Records provided:
(begin)

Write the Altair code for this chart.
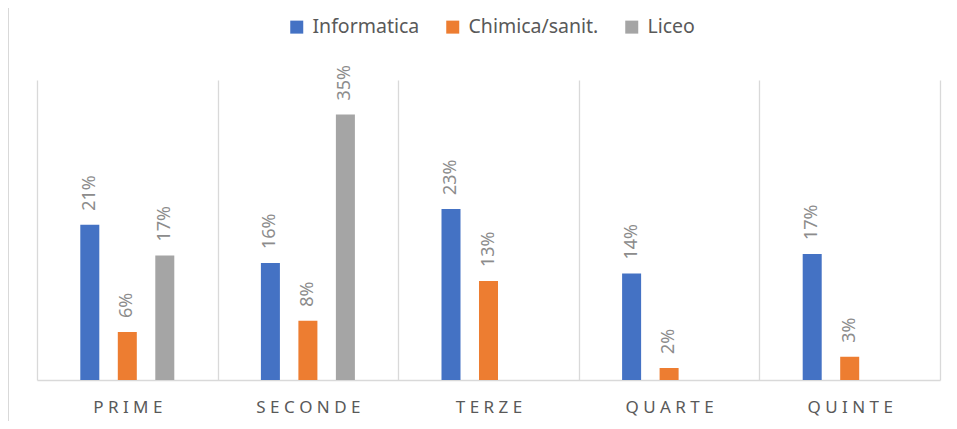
import altair as alt
import pandas as pd

categories = ["PRIME", "SECONDE", "TERZE", "QUARTE", "QUINTE"]
series = ["Informatica", "Chimica/sanit.", "Liceo"]
informatica = [0.207, 0.156, 0.228, 0.142, 0.168]
chimica = [0.064, 0.079, 0.132, 0.016, 0.031]
liceo = [0.166, 0.354, None, None, None]
colors = ["#4472c4", "#ed7d31", "#a5a5a5"]

rows = []
for i, c in enumerate(categories):
    label = " ".join(c)
    for s, vals in zip(series, [informatica, chimica, liceo]):
        if vals[i] is not None:
            rows.append({"cat": label, "serie": s, "val": vals[i]})
df = pd.DataFrame(rows)
cat_order = [" ".join(c) for c in categories]

FONT = "Noto Sans"

x = alt.X("cat:N", sort=cat_order, title=None,
          scale=alt.Scale(paddingInner=0, paddingOuter=0),
          axis=alt.Axis(labelAngle=0, labelFontSize=17, labelColor="#595959",
                        labelFont=FONT, labelPadding=19, ticks=False,
                        grid=True, tickBand="extent", gridColor="#d9d9d9",
                        gridWidth=1.3, domainColor="#d9d9d9", domainWidth=1.3))
xo = alt.XOffset("serie:N", sort=series,
                 scale=alt.Scale(paddingInner=0.493, paddingOuter=0, range=[43.3, 137.3]))
y = alt.Y("val:Q", scale=alt.Scale(domain=[0, 0.40]), axis=None)

bars = alt.Chart(df).mark_bar().encode(
    x=x, xOffset=xo, y=y,
    color=alt.Color("serie:N", sort=series,
                    scale=alt.Scale(domain=series, range=colors),
                    legend=alt.Legend(title=None, orient="none", legendX=250, legendY=-63,
                                      direction="horizontal", symbolType="square",
                                      symbolSize=169, symbolStrokeWidth=0,
                                      labelFontSize=19.5, labelColor="#595959",
                                      labelFont=FONT, labelOffset=6, columnPadding=23,
                                      padding=0))
)

labels = alt.Chart(df).mark_text(angle=270, align="left", baseline="middle",
                                 dx=14, fontSize=18, color="#8c8c8c", font=FONT).encode(
    x=x, xOffset=xo, y=y,
    text=alt.Text("val:Q", format=".0%")
)

border = alt.Chart(df).mark_rule(color="#d9d9d9", strokeWidth=1.3).encode(
    x=alt.value(-29), y=alt.value(-80), y2=alt.value(345)
)

chart = alt.layer(bars, labels, border).properties(
    width=903, height=300,
    autosize=alt.AutoSizeParams(type="none"),
    padding={"left": 29, "top": 72, "right": 9, "bottom": 41}
).configure(font=FONT).configure_view(stroke=None)

chart.save("out.html", embed_options={"renderer": "svg", "actions": False})
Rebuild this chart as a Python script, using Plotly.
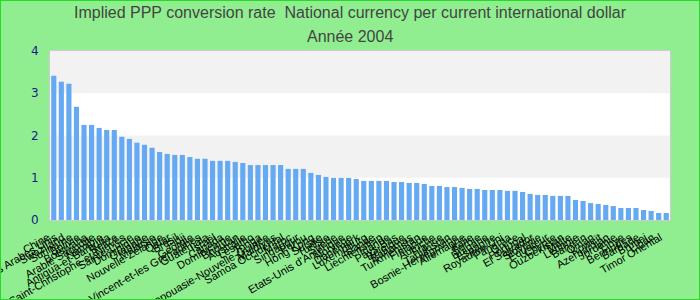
import plotly.graph_objects as go

countries = [
    "Chine", "Emirats Arabes Unis", "Swaziland", "Suriname", "Bolivie", "Botswana",
    "Arabie Saoudite", "Namibie", "Antigua-et-Barbuda", "Belize",
    "Saint-Christophe-et-Niévès", "Sainte-Lucie", "Dominique", "Grenade",
    "Malaisie", "Nouvelle-Zélande", "Qatar", "Brésil", "Fidji", "Géorgie",
    "Saint-Vincent-et-les Grenadines", "Guatemala", "Israël", "Canada",
    "Dominicaine", "Bhoutan", "Australie", "Lesotho", "Tonga",
    "Papouasie-Nouvelle-Guinée", "Maldives", "Samoa Occidental", "Maroc",
    "Singapour", "Pérou", "Hong Kong", "Suisse", "Tunisie", "Suède",
    "Etats-Unis d'Amérique", "Norvège", "Danemark", "Luxembourg",
    "Islande", "Liechtenstein", "Irlande", "Pays-Bas", "Belgique", "Bahamas",
    "Turkménistan", "Finlande", "Autriche", "France", "Tadjikistan",
    "Bosnie-Herzégovine", "Allemagne", "Italie", "Serbie", "Bulgarie", "Espagne",
    "Royaume-Uni", "Panama", "Grèce", "Portugal", "El Salvador", "Slovénie",
    "Equateur", "Chypre", "Ouzbékistan", "Malte", "Lettonie", "Bahreïn", "Oman",
    "Koweït", "Azerbaïdjan", "Jordanie", "Libye", "Bermudes", "Barbade", "Brunei",
    "Liban", "Timor Oriental",
]

values = [
    3.415, 3.27, 3.225, 2.68, 2.25, 2.25, 2.18, 2.13, 2.13, 1.97,
    1.92, 1.83, 1.78, 1.71, 1.61, 1.565, 1.54, 1.54, 1.49, 1.45,
    1.45, 1.40, 1.40, 1.40, 1.375, 1.35, 1.30, 1.30, 1.30, 1.30,
    1.30, 1.21, 1.21, 1.21, 1.115, 1.067, 1.02, 0.996, 0.996, 0.996,
    0.97, 0.925, 0.925, 0.925, 0.925, 0.90, 0.90, 0.877, 0.877, 0.854,
    0.806, 0.806, 0.78, 0.78, 0.76, 0.735, 0.735, 0.71, 0.71, 0.71,
    0.69, 0.69, 0.664, 0.617, 0.593, 0.593, 0.57, 0.57, 0.57, 0.474,
    0.45, 0.40, 0.38, 0.356, 0.33, 0.285, 0.285, 0.285, 0.237, 0.213,
    0.166, 0.166,
]

y_ticks = [0, 1, 2, 3, 4]
title_lines = ["Implied PPP conversion rate  National currency per current international dollar",
               "Année 2004"]

fig = go.Figure()
fig.add_trace(go.Bar(
    x=countries, y=values,
    marker=dict(color="#64A9F2", line=dict(width=0)),
))

# alternating bands
for lo in [1, 3]:
    fig.add_shape(type="rect", xref="paper", yref="y", x0=0, x1=1, y0=lo, y1=lo + 1,
                  fillcolor="#F2F2F2", line=dict(width=0), layer="below")

# outer border
fig.add_shape(type="rect", xref="paper", yref="paper", x0=-50/620, x1=1 + 30/620,
              y0=-80/169, y1=1 + 51/169, line=dict(color="#22DD22", width=2),
              fillcolor="rgba(0,0,0,0)")

title_font = dict(family="Liberation Sans Narrow, Liberation Sans, Arial", size=16, color="#444444")
for line, ypix in zip(title_lines, [13, 36]):
    fig.add_annotation(text=line, xref="paper", yref="paper",
                       x=(350 - 50) / 620, y=1 + (51 - ypix) / 169,
                       xanchor="center", yanchor="middle", showarrow=False,
                       font=title_font)

fig.update_layout(
    width=700, height=300,
    margin=dict(l=50, r=30, t=51, b=80),
    paper_bgcolor="#90EE90",
    plot_bgcolor="#FFFFFF",
    bargap=0.32,
    showlegend=False,
    xaxis=dict(
        tickmode="array", tickvals=countries, ticktext=countries,
        tickangle=-30, tickfont=dict(family="Liberation Sans, Arial", size=11, color="#000000"),
        showgrid=False, showline=True, linecolor="#CCCCCC", mirror=True,
        ticks="", automargin=False, ticklabelstandoff=6, ticklabelshift=-6,
    ),
    yaxis=dict(
        range=[0, 4], tickvals=y_ticks, ticktext=[str(t) for t in y_ticks],
        tickfont=dict(family="DejaVu Sans", size=12, color="#1A1A8C"),
        showgrid=False, zeroline=False, showline=True, linecolor="#CCCCCC", mirror=True,
        ticks="", ticklabelstandoff=8, automargin=False,
    ),
)

fig.write_html("out.html")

(end)

In the listing above, find the line with "Rebuild this chart" and the line with "import plotly.graph_objects as go". Copy exactly those lines and all between them, minus the images.

Rebuild this chart as a Python script, using Plotly.
import plotly.graph_objects as go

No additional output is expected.